Außen alt, innen neu: Das Kulturzentrum SIL ist ein Architekturdenkmal mit intensivem Innenleben. / SIL

Außen alt, innen neu: Das Kulturzentrum SIL ist ein Architekturdenkmal mit intensivem Innenleben. / SIL

Das Konzept des Zentrums ist auf den ersten Blick durchaus mit dem Gründungsgedanken vergleichbar. Arbeiter des Autobetriebs und ihre Familien sollten freien Zugang zu kulturellen Veranstaltungen haben  – und sich auch selbst betätigen. Herzstück waren die Arbeitskreise, in denen man sich nach Feierabend dem Modellbau, der Fotografie oder dem Tanz widmen konnte. Außerdem wurden Feiertage begangen, Pässe ausgehändigt und Ehen geschlossen, Jurij Gagarin sprach vor den Arbeitern, 1963 war Fidel Castro zu Besuch. Arbeiterklubs hießen solche Kulturhäuser in der Sowjetunion, landesweit gab es 3500 davon, die meisten gegründet in der Zwischenkriegszeit. Auch in Moskau gehörten sie zum Alltag.

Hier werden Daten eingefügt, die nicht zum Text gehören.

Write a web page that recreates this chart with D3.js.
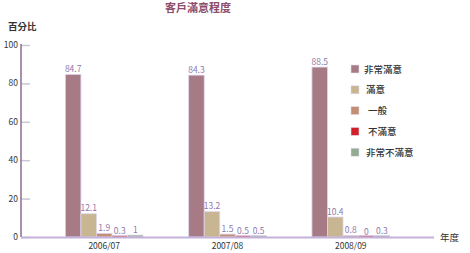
<!DOCTYPE html>
<html>
<head>
<meta charset="utf-8">
<script src="https://cdn.jsdelivr.net/npm/d3@7"></script>
<style>
  body { margin: 0; background: #fff; }
  text { font-family: "Noto Sans CJK TC", "Liberation Sans", sans-serif; }
</style>
</head>
<body>
<div id="chart"></div>
<script>
const years = ["2006/07", "2007/08", "2008/09"];
const seriesNames = ["非常滿意", "滿意", "一般", "不滿意", "非常不滿意"];
const seriesColors = ["#a67b85", "#c8b592", "#c48e73", "#d2202b", "#95aa93"];
const veryHappy = [84.7, 84.3, 88.5];
const happy = [12.1, 13.2, 10.4];
const average = [1.9, 1.5, 0.8];
const unhappy = [0.3, 0.5, 0];
const veryUnhappy = [1, 0.5, 0.3];
const yTicks = [0, 20, 40, 60, 80, 100];

const series = [veryHappy, happy, average, unhappy, veryUnhappy];

const width = 470;
const height = 253;
const margin = { top: 45, bottom: 16, left: 21, right: 36 };

const svg = d3.select('#chart')
  .append('svg')
  .attr('width', width)
  .attr('height', height);

const x = d3.scaleBand()
  .domain(years)
  .range([margin.left, width - margin.right])
  .paddingInner(0.37)
  .paddingOuter(0.36);

const xs = d3.scaleBand()
  .domain(d3.range(seriesNames.length))
  .range([0, x.bandwidth()]);

const y = d3.scaleLinear()
  .domain([0, 100])
  .range([height - margin.bottom, margin.top]);

// title
svg.append('text')
  .attr('x', 198).attr('y', 12)
  .attr('text-anchor', 'middle')
  .attr('font-size', '11px')
  .attr('font-weight', 'bold')
  .attr('fill', '#8c4d6b')
  .text('客戶滿意程度');

svg.append('text')
  .attr('x', 8).attr('y', 30)
  .attr('font-size', '9.5px')
  .attr('font-weight', 'bold')
  .attr('fill', '#333')
  .text('百分比');

// y axis
const yAxis = svg.append('g')
  .attr('transform', `translate(${margin.left},0)`)
  .call(d3.axisRight(y).tickValues(yTicks).tickSize(9).tickFormat(''));
yAxis.select('.domain').remove();
yAxis.selectAll('.tick line').attr('stroke', '#c9c7d6').attr('stroke-width', 1.5);

svg.selectAll('.ylab')
  .data(yTicks)
  .join('text')
  .attr('class', 'ylab')
  .attr('x', margin.left - 3)
  .attr('y', d => y(d) + 3)
  .attr('text-anchor', 'end')
  .attr('font-size', '8.5px')
  .attr('font-family', 'Liberation Sans, sans-serif')
  .attr('fill', '#333')
  .text(d => d);

svg.append('line')
  .attr('x1', margin.left).attr('x2', margin.left)
  .attr('y1', y(100) - 1).attr('y2', y(0))
  .attr('stroke', '#8d6c92').attr('stroke-width', 1.5);

// bars
const groups = svg.append('g')
  .selectAll('g')
  .data(years)
  .join('g')
  .attr('transform', d => `translate(${x(d)},0)`);

groups.selectAll('rect')
  .data((d, i) => series.map((s, k) => ({ k: k, v: s[i] })))
  .join('rect')
  .attr('x', d => xs(d.k))
  .attr('y', d => Math.min(y(d.v), y(0) - 1.5))
  .attr('width', xs.bandwidth())
  .attr('height', d => Math.max(y(0) - y(d.v), 1.5))
  .attr('fill', d => seriesColors[d.k])
  .attr('stroke', '#dcd4ec')
  .attr('stroke-width', 0.8);

groups.selectAll('text')
  .data((d, i) => series.map((s, k) => ({ k: k, v: s[i] })))
  .join('text')
  .attr('x', d => xs(d.k) + xs.bandwidth() / 2)
  .attr('y', d => y(d.v) - 2.5)
  .attr('text-anchor', 'middle')
  .attr('font-size', '8.5px')
  .attr('font-family', 'Liberation Sans, sans-serif')
  .attr('fill', '#8e79aa')
  .text(d => d.v);

// x axis
svg.append('line')
  .attr('x1', margin.left).attr('x2', width - margin.right)
  .attr('y1', y(0) + 0.5).attr('y2', y(0) + 0.5)
  .attr('stroke', '#c3b2da').attr('stroke-width', 2);

svg.selectAll('.xlab')
  .data(years)
  .join('text')
  .attr('class', 'xlab')
  .attr('x', d => x(d) + x.bandwidth() / 2)
  .attr('y', y(0) + 12)
  .attr('text-anchor', 'middle')
  .attr('font-size', '8.5px')
  .attr('font-family', 'Liberation Sans, sans-serif')
  .attr('fill', '#333')
  .text(d => d);

svg.append('text')
  .attr('x', 440).attr('y', y(0) + 4)
  .attr('font-size', '9.5px')
  .attr('fill', '#333')
  .text('年度');

// legend
const legend = svg.append('g')
  .selectAll('g')
  .data(seriesNames)
  .join('g')
  .attr('transform', (d, i) => `translate(351,${69 + i * 20.8})`);

legend.append('rect')
  .attr('x', 0).attr('y', -4)
  .attr('width', 8).attr('height', 8)
  .attr('fill', (d, i) => seriesColors[i])
  .attr('stroke', '#e2dcef')
  .attr('stroke-width', 0.6);

legend.append('text')
  .attr('x', (d, i) => [13, 15, 17, 17, 15][i])
  .attr('y', 3.5)
  .attr('font-size', '9.5px')
  .attr('font-weight', 500)
  .attr('fill', '#333')
  .text(d => d);
</script>
</body>
</html>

Mit dem Ende der Sowjetunion brachen für viele jedoch schwere Zeiten an. Das SIL hat Glück gehabt. Nach der Übernahme durch die Stadt ließ diese es sanieren und rekonstruieren, dabei wurden auch nachträglich hinzugefügte Dekorationen entfernt, die dem strengen Konstruktivismus des Baus widersprachen. Neben dieser Rückbesinnung machten ein Konzept der offenen Türen und frische Ideen das SIL zum Flaggschiff eines Programms zur Modernisierung städtischer Kulturzentren. Nach seinem Vorbild will das Kulturamt nun auch den Klub einer nicht mehr existenten Gummifabrik im Stadtbezirk Chamowniki wieder auf Vordermann bringen. Das baufällige Gebäude fristete lange ein Schattendasein, heute ist es im Besitz der Stadt, seine Sanierung kommt aber nur schleppend voran.

Ein weiteres Sorgenkind ist der ehemalige Russakow-Arbeiterklub, entworfen vom namhaften Architekten Konstantin Melnikow. Das Gebäude mit seinen weithin sichtbaren hervorstehenden Balkonen ist wie das SIL ein bedeutendes Zeugnis des Konstruktivismus, wurde jedoch schon kurz nach seiner Eröffnung 1928 als sinnloses formalistisches Experiment verschmäht. Im Gegensatz zum deutschen Neuen Bauen, das seit jeher als wichtiger Beitrag zur Moderne geschätzt wird, geriet das russische Pendant zu Sowjetzeiten schnell in Verruf. „Erst heute wird ihm wieder die verdiente Anerkennung zuteil“, sagt der Moskauer Architekturexperte und Heimatkundler Denis Romodin. Der Russakow-Klub wurde in den 90er Jahren von den Verkehrsbetrieben aufgegeben und geriet in Vergessenheit, bis ihn ein Theaterkollektiv kaufte, das jedoch wegen des katastrophalen Bauzustands lange keine einzige Aufführung realisieren konnte. Nach einem Dauerstreit um die Finanzierung begann die Sanierung aus Mitteln des Denkmalschutzes, inzwischen kann bereits Theater gespielt werden.

Romodin freut sich über den Erfolg des SIL und das Leben, das in den Russakow-Klub eingekehrt ist. Grundsätzlich sei es aber kein Muss, ehemalige Arbeiterklubs als Orte der Kultur zu erhalten. Wo heute bereits eine gute kulturelle Infrastruktur bestehe, seien auch andere Nutzungen denkbar. So hat der neue Besitzer des früheren Klubs einer Chemiefirma dort Büros eingerichtet. Davor wurde der durch einen Brand beschädigte Melnikow-Bau aufwändig saniert. Damit kann das avantgardistische Meisterwerk heute wieder in voller Pracht bestaunt werden.